In the end, Judge Jackson was confirmed by a vote of 53-47; all Democrats and three Republicans voting yea. A quote from Mitt Romney (R) tells the entire story when he categorized Jackson as, “within the mainstream.” Within the mainstream? A curious assessment of a judge who is supposed to uphold the United States Constitution, regardless of the passing political whims of the day.
How did the Founders view this position? Here it is directly from the Supreme Court’s website:
Prior to 1789, state courts had already overturned legislative acts which conflicted with state constitutions. Moreover, many of the Founding Fathers expected the Supreme Court to assume this role in regard to the Constitution; Alexander Hamilton and James Madison, for example, had underlined the importance of judicial review in the Federalist Papers, which urged adoption of the Constitution.
Hamilton had written that through the practice of judicial review the Court ensured that the will of the whole people, as expressed in their Constitution, would be supreme over the will of a legislature, whose statutes might express only the temporary will of part of the people. And Madison had written that constitutional interpretation must be left to the reasoned judgment of independent judges, rather than to the tumult and conflict of the political process. If every constitutional question were to be decided by public political bargaining, Madison argued, the Constitution would be reduced to a battleground of competing factions, political passion and partisan spirit.
Is Jackson’s appointment a question of credentials? Absolutely not. The judge has an impressively well-rounded background.

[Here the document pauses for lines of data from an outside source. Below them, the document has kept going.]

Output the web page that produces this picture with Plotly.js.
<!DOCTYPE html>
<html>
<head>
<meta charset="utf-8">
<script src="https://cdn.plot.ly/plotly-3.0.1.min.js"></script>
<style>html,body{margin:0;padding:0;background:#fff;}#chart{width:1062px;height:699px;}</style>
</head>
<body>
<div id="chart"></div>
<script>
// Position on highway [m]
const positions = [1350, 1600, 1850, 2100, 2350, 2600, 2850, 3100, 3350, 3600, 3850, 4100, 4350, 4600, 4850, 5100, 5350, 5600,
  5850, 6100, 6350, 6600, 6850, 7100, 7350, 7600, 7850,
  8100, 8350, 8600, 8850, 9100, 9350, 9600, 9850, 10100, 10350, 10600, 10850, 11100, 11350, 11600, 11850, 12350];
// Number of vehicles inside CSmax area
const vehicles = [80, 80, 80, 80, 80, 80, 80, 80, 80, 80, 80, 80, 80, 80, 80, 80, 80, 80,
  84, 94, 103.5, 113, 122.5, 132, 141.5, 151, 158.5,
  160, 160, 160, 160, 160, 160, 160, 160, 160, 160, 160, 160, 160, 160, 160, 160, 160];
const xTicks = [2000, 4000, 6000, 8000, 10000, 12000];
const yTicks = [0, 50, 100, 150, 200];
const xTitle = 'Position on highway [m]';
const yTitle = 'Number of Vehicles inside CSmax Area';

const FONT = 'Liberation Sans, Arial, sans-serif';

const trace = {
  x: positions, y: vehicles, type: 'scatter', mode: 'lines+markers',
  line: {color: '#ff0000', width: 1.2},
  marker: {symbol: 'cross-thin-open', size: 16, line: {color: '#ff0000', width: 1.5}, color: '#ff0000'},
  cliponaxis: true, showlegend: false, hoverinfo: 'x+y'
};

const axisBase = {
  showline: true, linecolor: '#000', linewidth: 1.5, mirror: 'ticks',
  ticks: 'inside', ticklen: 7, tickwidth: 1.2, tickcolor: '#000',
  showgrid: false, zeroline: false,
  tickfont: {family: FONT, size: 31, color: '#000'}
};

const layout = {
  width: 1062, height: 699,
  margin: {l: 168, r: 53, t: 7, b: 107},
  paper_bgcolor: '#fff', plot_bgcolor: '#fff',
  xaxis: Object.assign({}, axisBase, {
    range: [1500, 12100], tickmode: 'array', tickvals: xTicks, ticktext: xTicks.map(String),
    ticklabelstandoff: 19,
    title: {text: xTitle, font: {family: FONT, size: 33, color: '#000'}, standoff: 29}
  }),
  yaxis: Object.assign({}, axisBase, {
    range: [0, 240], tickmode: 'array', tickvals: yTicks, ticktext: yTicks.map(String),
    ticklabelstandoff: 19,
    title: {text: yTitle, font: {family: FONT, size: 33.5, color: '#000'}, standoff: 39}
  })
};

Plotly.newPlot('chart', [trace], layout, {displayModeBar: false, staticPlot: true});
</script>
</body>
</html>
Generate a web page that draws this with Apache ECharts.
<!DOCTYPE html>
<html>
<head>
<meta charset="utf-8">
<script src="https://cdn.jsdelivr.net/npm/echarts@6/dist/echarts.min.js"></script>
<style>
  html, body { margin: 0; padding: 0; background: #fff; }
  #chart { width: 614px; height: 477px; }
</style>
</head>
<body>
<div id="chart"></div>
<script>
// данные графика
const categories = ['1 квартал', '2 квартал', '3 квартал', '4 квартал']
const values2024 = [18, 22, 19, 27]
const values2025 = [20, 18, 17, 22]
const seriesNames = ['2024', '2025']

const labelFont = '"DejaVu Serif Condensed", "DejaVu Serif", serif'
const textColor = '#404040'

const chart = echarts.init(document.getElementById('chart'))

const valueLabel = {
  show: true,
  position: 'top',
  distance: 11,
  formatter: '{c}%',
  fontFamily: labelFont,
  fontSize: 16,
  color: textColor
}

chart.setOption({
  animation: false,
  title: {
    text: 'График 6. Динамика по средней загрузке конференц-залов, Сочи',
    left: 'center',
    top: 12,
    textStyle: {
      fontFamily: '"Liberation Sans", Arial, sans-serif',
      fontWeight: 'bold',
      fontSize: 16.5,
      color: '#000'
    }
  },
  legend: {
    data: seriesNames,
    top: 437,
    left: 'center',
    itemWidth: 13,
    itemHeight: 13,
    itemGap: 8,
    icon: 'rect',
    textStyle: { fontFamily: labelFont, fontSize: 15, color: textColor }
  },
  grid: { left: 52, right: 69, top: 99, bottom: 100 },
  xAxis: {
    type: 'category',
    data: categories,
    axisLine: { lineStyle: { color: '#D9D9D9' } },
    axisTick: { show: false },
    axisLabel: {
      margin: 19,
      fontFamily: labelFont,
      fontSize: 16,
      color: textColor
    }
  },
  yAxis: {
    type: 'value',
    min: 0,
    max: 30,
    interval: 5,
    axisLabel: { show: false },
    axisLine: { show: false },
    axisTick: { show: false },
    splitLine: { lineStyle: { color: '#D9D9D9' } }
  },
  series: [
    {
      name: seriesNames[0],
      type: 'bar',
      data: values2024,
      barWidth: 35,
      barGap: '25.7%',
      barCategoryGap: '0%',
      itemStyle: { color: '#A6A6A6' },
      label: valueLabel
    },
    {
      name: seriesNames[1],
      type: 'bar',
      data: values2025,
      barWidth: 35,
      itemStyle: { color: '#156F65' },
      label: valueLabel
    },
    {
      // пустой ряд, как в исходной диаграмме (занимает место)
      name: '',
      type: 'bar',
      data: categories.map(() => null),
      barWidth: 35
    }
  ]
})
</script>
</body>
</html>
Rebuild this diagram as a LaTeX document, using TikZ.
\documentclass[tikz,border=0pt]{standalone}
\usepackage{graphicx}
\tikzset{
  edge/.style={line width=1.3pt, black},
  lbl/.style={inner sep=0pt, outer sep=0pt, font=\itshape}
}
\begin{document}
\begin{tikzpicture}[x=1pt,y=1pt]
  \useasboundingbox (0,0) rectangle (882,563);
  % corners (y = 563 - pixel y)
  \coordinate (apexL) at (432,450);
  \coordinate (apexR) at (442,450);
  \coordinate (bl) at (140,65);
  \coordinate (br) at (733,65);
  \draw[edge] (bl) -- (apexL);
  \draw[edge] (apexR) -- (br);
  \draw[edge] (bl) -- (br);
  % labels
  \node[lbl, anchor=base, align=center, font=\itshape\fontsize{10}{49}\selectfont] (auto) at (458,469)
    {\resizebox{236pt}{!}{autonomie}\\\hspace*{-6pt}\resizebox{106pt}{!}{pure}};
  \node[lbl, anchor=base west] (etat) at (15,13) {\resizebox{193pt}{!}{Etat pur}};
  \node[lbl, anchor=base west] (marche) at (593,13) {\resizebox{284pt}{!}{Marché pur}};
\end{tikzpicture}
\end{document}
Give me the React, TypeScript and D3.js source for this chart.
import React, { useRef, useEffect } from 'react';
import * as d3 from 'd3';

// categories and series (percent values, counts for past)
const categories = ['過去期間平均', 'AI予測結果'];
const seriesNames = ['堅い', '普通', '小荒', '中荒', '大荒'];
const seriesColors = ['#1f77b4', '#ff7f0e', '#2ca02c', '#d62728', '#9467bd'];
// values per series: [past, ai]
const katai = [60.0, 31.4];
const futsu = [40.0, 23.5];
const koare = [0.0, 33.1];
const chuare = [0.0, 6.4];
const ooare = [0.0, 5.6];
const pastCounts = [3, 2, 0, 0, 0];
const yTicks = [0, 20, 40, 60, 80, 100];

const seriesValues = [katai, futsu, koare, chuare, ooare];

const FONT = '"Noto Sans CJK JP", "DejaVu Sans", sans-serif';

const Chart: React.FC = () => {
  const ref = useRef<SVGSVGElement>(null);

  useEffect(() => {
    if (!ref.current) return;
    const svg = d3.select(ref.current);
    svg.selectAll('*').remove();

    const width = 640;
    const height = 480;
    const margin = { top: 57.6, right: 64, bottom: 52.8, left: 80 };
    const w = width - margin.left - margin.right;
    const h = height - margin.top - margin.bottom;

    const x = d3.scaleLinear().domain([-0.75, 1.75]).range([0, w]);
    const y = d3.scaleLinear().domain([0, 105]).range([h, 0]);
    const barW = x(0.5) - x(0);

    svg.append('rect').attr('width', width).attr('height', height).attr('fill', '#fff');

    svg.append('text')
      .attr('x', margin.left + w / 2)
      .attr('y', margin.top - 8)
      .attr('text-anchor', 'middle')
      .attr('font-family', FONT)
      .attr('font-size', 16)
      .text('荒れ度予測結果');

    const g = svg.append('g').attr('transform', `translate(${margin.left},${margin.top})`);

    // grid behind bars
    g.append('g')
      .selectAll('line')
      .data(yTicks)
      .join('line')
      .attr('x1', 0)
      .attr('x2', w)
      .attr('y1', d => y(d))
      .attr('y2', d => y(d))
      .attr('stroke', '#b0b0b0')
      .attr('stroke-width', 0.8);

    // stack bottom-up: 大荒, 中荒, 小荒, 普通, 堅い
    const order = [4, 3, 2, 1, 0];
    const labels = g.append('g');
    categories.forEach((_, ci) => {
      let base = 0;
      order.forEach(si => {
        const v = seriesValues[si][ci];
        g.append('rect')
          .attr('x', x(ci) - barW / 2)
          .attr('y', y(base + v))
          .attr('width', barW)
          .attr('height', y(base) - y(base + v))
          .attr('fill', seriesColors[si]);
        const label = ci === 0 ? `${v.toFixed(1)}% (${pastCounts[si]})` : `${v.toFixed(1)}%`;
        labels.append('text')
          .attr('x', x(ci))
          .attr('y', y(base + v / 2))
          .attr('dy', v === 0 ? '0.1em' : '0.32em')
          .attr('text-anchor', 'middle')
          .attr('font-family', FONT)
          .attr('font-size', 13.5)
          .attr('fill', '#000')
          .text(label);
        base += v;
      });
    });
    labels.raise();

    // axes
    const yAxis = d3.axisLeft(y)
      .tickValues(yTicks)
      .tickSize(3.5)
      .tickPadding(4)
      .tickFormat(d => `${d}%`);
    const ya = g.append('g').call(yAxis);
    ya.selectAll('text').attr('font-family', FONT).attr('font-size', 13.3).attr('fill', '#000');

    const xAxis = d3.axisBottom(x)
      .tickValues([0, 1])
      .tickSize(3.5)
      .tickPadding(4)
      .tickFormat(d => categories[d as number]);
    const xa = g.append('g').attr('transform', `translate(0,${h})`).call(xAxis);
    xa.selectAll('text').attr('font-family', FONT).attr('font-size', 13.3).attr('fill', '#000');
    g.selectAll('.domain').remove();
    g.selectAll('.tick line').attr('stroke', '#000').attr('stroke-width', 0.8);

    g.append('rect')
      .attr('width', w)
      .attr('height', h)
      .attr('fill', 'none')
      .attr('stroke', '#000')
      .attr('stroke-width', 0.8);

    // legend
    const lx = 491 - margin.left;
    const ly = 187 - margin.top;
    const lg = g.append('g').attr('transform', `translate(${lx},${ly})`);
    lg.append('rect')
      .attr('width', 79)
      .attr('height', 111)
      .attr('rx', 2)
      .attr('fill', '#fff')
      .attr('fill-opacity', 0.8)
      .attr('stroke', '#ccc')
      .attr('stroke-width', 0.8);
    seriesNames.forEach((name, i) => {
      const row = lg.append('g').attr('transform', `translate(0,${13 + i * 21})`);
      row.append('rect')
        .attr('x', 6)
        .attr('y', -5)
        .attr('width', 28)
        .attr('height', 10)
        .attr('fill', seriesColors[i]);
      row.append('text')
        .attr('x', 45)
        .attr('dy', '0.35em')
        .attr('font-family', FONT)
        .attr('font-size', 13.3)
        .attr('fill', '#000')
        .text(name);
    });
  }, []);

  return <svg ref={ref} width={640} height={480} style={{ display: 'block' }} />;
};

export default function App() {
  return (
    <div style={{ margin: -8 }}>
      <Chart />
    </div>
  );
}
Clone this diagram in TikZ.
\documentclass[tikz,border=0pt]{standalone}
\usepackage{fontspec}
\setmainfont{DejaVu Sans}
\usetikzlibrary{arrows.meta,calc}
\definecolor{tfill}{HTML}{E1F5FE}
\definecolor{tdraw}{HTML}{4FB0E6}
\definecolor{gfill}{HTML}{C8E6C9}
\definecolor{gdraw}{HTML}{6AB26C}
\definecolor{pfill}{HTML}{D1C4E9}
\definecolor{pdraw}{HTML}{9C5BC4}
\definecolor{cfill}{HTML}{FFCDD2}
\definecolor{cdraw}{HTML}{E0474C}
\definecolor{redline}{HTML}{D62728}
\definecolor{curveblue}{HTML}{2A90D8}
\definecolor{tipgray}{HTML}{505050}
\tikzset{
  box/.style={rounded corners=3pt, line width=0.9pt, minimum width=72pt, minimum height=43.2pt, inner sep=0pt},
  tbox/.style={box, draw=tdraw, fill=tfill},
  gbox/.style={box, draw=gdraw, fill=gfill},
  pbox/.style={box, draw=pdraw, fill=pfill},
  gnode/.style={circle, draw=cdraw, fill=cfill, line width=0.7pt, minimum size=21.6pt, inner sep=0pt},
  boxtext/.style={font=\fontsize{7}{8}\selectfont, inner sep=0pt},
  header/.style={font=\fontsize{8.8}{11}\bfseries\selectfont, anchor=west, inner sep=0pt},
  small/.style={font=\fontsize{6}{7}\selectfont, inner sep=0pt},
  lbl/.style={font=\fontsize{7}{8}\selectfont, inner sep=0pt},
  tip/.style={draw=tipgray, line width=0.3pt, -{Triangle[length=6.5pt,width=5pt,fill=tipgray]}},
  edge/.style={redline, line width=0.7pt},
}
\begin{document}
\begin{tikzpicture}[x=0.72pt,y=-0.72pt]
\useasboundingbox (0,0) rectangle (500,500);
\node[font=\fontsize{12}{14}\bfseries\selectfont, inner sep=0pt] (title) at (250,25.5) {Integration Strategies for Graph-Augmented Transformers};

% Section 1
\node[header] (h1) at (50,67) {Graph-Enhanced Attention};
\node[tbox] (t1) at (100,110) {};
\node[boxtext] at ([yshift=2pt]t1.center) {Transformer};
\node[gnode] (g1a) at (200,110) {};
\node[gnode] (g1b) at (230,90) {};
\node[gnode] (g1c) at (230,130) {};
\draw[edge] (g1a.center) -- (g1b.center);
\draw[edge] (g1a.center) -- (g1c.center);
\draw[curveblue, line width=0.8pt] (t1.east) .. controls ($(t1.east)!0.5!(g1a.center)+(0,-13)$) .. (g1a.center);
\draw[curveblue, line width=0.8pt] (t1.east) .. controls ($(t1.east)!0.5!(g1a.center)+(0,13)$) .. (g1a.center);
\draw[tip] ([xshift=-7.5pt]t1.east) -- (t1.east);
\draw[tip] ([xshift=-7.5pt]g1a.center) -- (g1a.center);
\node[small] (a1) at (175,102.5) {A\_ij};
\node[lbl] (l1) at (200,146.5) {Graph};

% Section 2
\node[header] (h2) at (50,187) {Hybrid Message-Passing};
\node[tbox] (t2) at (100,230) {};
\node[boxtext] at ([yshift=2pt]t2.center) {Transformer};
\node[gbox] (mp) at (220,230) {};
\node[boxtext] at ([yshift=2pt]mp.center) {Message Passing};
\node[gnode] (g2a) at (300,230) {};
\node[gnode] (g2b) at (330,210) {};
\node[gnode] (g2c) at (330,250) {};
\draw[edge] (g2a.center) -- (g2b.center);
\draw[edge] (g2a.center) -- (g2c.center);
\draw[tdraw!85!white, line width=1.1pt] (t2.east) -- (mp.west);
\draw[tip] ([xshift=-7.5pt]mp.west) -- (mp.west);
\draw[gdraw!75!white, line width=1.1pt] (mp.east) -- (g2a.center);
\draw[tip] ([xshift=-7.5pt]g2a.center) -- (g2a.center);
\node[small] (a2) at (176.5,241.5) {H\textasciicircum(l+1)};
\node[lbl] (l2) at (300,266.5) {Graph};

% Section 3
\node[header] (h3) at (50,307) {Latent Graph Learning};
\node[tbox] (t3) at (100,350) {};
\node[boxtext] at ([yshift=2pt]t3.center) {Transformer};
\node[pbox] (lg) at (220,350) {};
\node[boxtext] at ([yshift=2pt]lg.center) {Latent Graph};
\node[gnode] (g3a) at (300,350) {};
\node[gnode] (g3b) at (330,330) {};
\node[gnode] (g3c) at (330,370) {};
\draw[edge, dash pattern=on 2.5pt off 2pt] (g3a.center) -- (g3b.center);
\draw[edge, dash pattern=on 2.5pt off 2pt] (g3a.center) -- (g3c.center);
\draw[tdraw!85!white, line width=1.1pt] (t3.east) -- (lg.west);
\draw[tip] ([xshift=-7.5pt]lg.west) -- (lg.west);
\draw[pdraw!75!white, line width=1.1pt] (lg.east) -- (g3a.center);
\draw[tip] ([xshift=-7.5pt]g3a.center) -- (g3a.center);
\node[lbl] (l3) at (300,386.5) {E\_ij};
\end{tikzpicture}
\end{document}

But, just as with any hiring process, the resume doesn’t reveal the full picture. Judge Jackson’s jurisprudence over the last few years has also raised eyebrows. The judge’s opinions on multiple cases show patterns of political activism from the bench. Beyond activism, an RCFP article that reviewed Judge Jackson’s judicial record exposed her tendency to show “deference to agency exemption claims” - meaning that she often yields to an agency’s interpretation of a statute/rule/practice. This has implications for the Freedom Of Information Act (FOIA) and journalism, as well as other First Amendment rights. Those implications don’t bode favorably for entities and individuals unprotected by agencies of the state.
With Supreme Court appointments, it comes down to a question of principles. There is, and has been, a fundamental disagreement about the sanctity of America’s Constitutionally based Republic. Arguably, there is an ever-growing fundamental disagreement about the viability of America writ large. Yet another thread drawn weakening America’s fabric.